--- START ---
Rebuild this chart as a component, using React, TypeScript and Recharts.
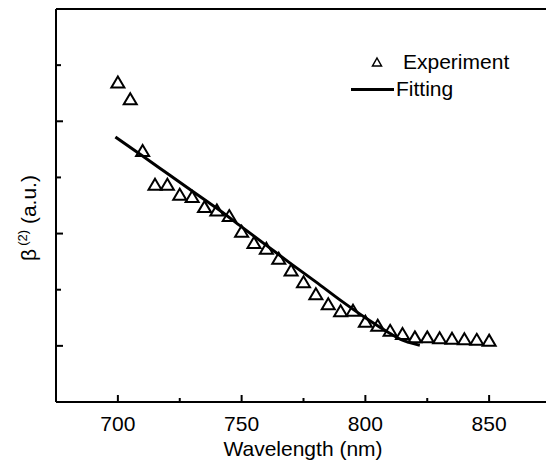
import React from "react"
import {
  ComposedChart,
  Customized,
  Line,
  ReferenceLine,
  Scatter,
  XAxis,
  YAxis,
} from "recharts"

const FONT = "Liberation Sans, Arial, sans-serif"

// experiment: wavelength (nm) vs beta(2) (a.u.)
const expWavelength = [
  700, 705, 710, 715, 720, 725, 730, 735, 740, 745, 750, 755, 760, 765, 770, 775,
  780, 785, 790, 795, 800, 805, 810, 815, 820, 825, 830, 835, 840, 845, 850,
]
const expBeta = [
  2.35, 2.2, 1.74, 1.44, 1.44, 1.35, 1.33, 1.24, 1.21, 1.16, 1.02, 0.92, 0.87, 0.78,
  0.675, 0.57, 0.465, 0.375, 0.313, 0.318, 0.22, 0.183, 0.138, 0.11, 0.08, 0.08,
  0.073, 0.067, 0.064, 0.058, 0.051,
]

// fitting curve
const fitWavelength = [699, 710, 720, 730, 740, 750, 760, 770, 780, 790, 800, 810, 815, 822]
const fitBeta = [1.86, 1.69, 1.535, 1.38, 1.225, 1.06, 0.895, 0.73, 0.57, 0.405, 0.25, 0.11, 0.05, 0.005]

const xTicks = [700, 725, 750, 775, 800, 825, 850]
const yTicks = [0, 0.5, 1, 1.5, 2, 2.5]

const expData = expWavelength.map((x, i) => ({ x, y: expBeta[i] }))
const fitData = fitWavelength.map((x, i) => ({ x, y: fitBeta[i] }))

function Triangle(props: any) {
  const { cx, cy } = props
  if (cx == null || cy == null) return null
  return (
    <path
      d={`M${cx},${cy - 5.5} L${cx + 6.5},${cy + 5.5} L${cx - 6.5},${cy + 5.5} Z`}
      fill="none"
      stroke="#000"
      strokeWidth={2}
    />
  )
}

function XTick(props: any) {
  const { x, y, payload } = props
  const major = payload.value % 50 === 0
  return (
    <g>
      <line x1={x} x2={x} y1={y} y2={y - (major ? 7 : 4)} stroke="#000" strokeWidth={2} />
      {major && (
        <text x={x} y={y + 29} textAnchor="middle" fontSize={21} fontFamily={FONT} fill="#000">
          {payload.value}
        </text>
      )}
    </g>
  )
}

function YTick(props: any) {
  const { x, y, payload } = props
  const major = payload.value % 1 === 0
  return <line x1={x} x2={x + (major ? 7 : 5)} y1={y} y2={y} stroke="#000" strokeWidth={2} />
}

function Extras() {
  return (
    <g fontFamily={FONT} fill="#000">
      <text transform="translate(36,218) rotate(-90)" textAnchor="middle" fontSize={21}>
        β
        <tspan fontSize={13} dx={3} dy={-9}>
          (2)
        </tspan>
        <tspan dy={9}> (a.u.)</tspan>
      </text>
      <text x={303} y={456} textAnchor="middle" fontSize={21}>
        Wavelength (nm)
      </text>
      {/* legend */}
      <path d="M377,58 L381.5,66 L372.5,66 Z" fill="none" stroke="#000" strokeWidth={1.5} />
      <text x={403} y={68.5} fontSize={21}>
        Experiment
      </text>
      <line x1={351} x2={394} y1={89.5} y2={89.5} stroke="#000" strokeWidth={3} />
      <text x={396} y={96} fontSize={21}>
        Fitting
      </text>
    </g>
  )
}

export default function App() {
  return (
    <div
      style={{
        position: "absolute",
        left: 0,
        top: 0,
        width: 546,
        height: 466,
        overflow: "hidden",
        background: "#fff",
      }}
    >
      <ComposedChart width={552} height={466} margin={{ top: 9, right: 1, bottom: 0, left: 0 }}>
        <XAxis
          dataKey="x"
          type="number"
          domain={[675, 875]}
          ticks={xTicks}
          interval={0}
          height={64}
          tickSize={0}
          tickMargin={0}
          tickLine={false}
          axisLine={{ stroke: "#000", strokeWidth: 2 }}
          tick={<XTick />}
        />
        <YAxis
          type="number"
          domain={[-0.5, 3]}
          ticks={yTicks}
          interval={0}
          width={56}
          tickSize={0}
          tickMargin={0}
          tickLine={false}
          axisLine={{ stroke: "#000", strokeWidth: 2 }}
          tick={<YTick />}
        />
        <ReferenceLine y={3} stroke="#000" strokeWidth={2} />
        <Line
          data={fitData}
          dataKey="y"
          type="monotone"
          stroke="#000"
          strokeWidth={3}
          dot={false}
          activeDot={false}
          isAnimationActive={false}
        />
        <Scatter data={expData} dataKey="y" shape={<Triangle />} isAnimationActive={false} />
        <Customized component={<Extras />} />
      </ComposedChart>
    </div>
  )
}
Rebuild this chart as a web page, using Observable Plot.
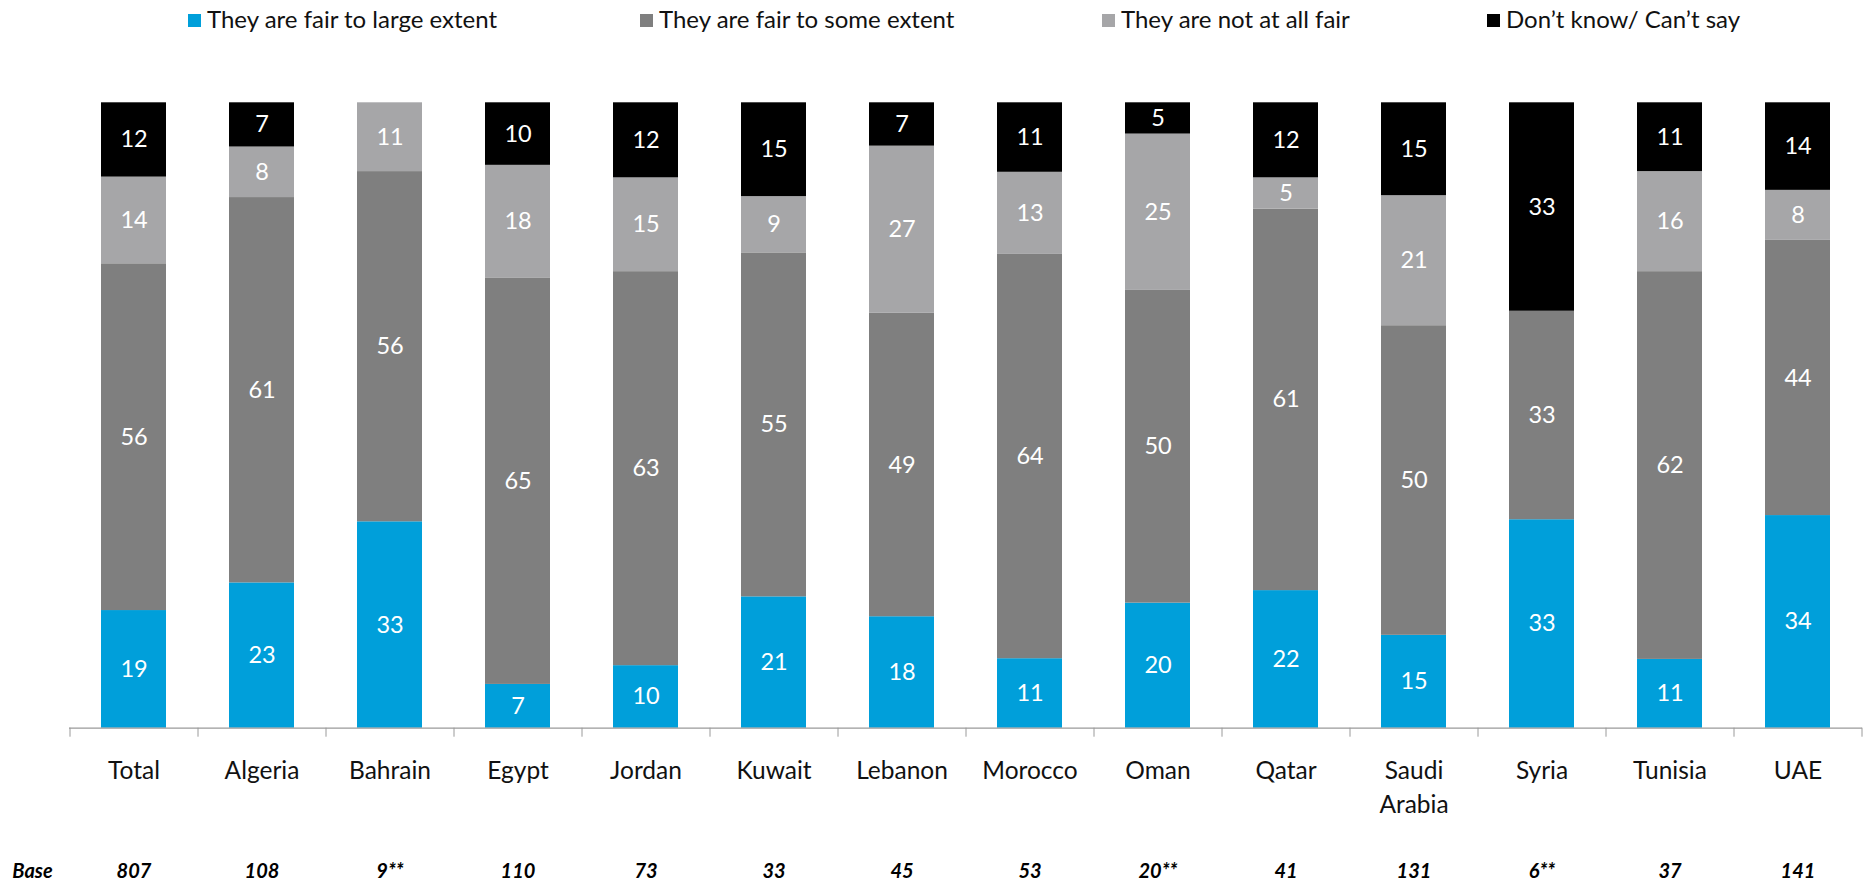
--- END ---
Write out the listing above exactly as it stands, pictures excluded.

RESULT OF THIS TASK:
Rebuild this chart as a component, using React, TypeScript and Recharts.
import React from "react"
import {
  ComposedChart,
  Customized,
  Line,
  ReferenceLine,
  Scatter,
  XAxis,
  YAxis,
} from "recharts"

const FONT = "Liberation Sans, Arial, sans-serif"

// experiment: wavelength (nm) vs beta(2) (a.u.)
const expWavelength = [
  700, 705, 710, 715, 720, 725, 730, 735, 740, 745, 750, 755, 760, 765, 770, 775,
  780, 785, 790, 795, 800, 805, 810, 815, 820, 825, 830, 835, 840, 845, 850,
]
const expBeta = [
  2.35, 2.2, 1.74, 1.44, 1.44, 1.35, 1.33, 1.24, 1.21, 1.16, 1.02, 0.92, 0.87, 0.78,
  0.675, 0.57, 0.465, 0.375, 0.313, 0.318, 0.22, 0.183, 0.138, 0.11, 0.08, 0.08,
  0.073, 0.067, 0.064, 0.058, 0.051,
]

// fitting curve
const fitWavelength = [699, 710, 720, 730, 740, 750, 760, 770, 780, 790, 800, 810, 815, 822]
const fitBeta = [1.86, 1.69, 1.535, 1.38, 1.225, 1.06, 0.895, 0.73, 0.57, 0.405, 0.25, 0.11, 0.05, 0.005]

const xTicks = [700, 725, 750, 775, 800, 825, 850]
const yTicks = [0, 0.5, 1, 1.5, 2, 2.5]

const expData = expWavelength.map((x, i) => ({ x, y: expBeta[i] }))
const fitData = fitWavelength.map((x, i) => ({ x, y: fitBeta[i] }))

function Triangle(props: any) {
  const { cx, cy } = props
  if (cx == null || cy == null) return null
  return (
    <path
      d={`M${cx},${cy - 5.5} L${cx + 6.5},${cy + 5.5} L${cx - 6.5},${cy + 5.5} Z`}
      fill="none"
      stroke="#000"
      strokeWidth={2}
    />
  )
}

function XTick(props: any) {
  const { x, y, payload } = props
  const major = payload.value % 50 === 0
  return (
    <g>
      <line x1={x} x2={x} y1={y} y2={y - (major ? 7 : 4)} stroke="#000" strokeWidth={2} />
      {major && (
        <text x={x} y={y + 29} textAnchor="middle" fontSize={21} fontFamily={FONT} fill="#000">
          {payload.value}
        </text>
      )}
    </g>
  )
}

function YTick(props: any) {
  const { x, y, payload } = props
  const major = payload.value % 1 === 0
  return <line x1={x} x2={x + (major ? 7 : 5)} y1={y} y2={y} stroke="#000" strokeWidth={2} />
}

function Extras() {
  return (
    <g fontFamily={FONT} fill="#000">
      <text transform="translate(36,218) rotate(-90)" textAnchor="middle" fontSize={21}>
        β
        <tspan fontSize={13} dx={3} dy={-9}>
          (2)
        </tspan>
        <tspan dy={9}> (a.u.)</tspan>
      </text>
      <text x={303} y={456} textAnchor="middle" fontSize={21}>
        Wavelength (nm)
      </text>
      {/* legend */}
      <path d="M377,58 L381.5,66 L372.5,66 Z" fill="none" stroke="#000" strokeWidth={1.5} />
      <text x={403} y={68.5} fontSize={21}>
        Experiment
      </text>
      <line x1={351} x2={394} y1={89.5} y2={89.5} stroke="#000" strokeWidth={3} />
      <text x={396} y={96} fontSize={21}>
        Fitting
      </text>
    </g>
  )
}

export default function App() {
  return (
    <div
      style={{
        position: "absolute",
        left: 0,
        top: 0,
        width: 546,
        height: 466,
        overflow: "hidden",
        background: "#fff",
      }}
    >
      <ComposedChart width={552} height={466} margin={{ top: 9, right: 1, bottom: 0, left: 0 }}>
        <XAxis
          dataKey="x"
          type="number"
          domain={[675, 875]}
          ticks={xTicks}
          interval={0}
          height={64}
          tickSize={0}
          tickMargin={0}
          tickLine={false}
          axisLine={{ stroke: "#000", strokeWidth: 2 }}
          tick={<XTick />}
        />
        <YAxis
          type="number"
          domain={[-0.5, 3]}
          ticks={yTicks}
          interval={0}
          width={56}
          tickSize={0}
          tickMargin={0}
          tickLine={false}
          axisLine={{ stroke: "#000", strokeWidth: 2 }}
          tick={<YTick />}
        />
        <ReferenceLine y={3} stroke="#000" strokeWidth={2} />
        <Line
          data={fitData}
          dataKey="y"
          type="monotone"
          stroke="#000"
          strokeWidth={3}
          dot={false}
          activeDot={false}
          isAnimationActive={false}
        />
        <Scatter data={expData} dataKey="y" shape={<Triangle />} isAnimationActive={false} />
        <Customized component={<Extras />} />
      </ComposedChart>
    </div>
  )
}
Rebuild this chart as a web page, using Observable Plot.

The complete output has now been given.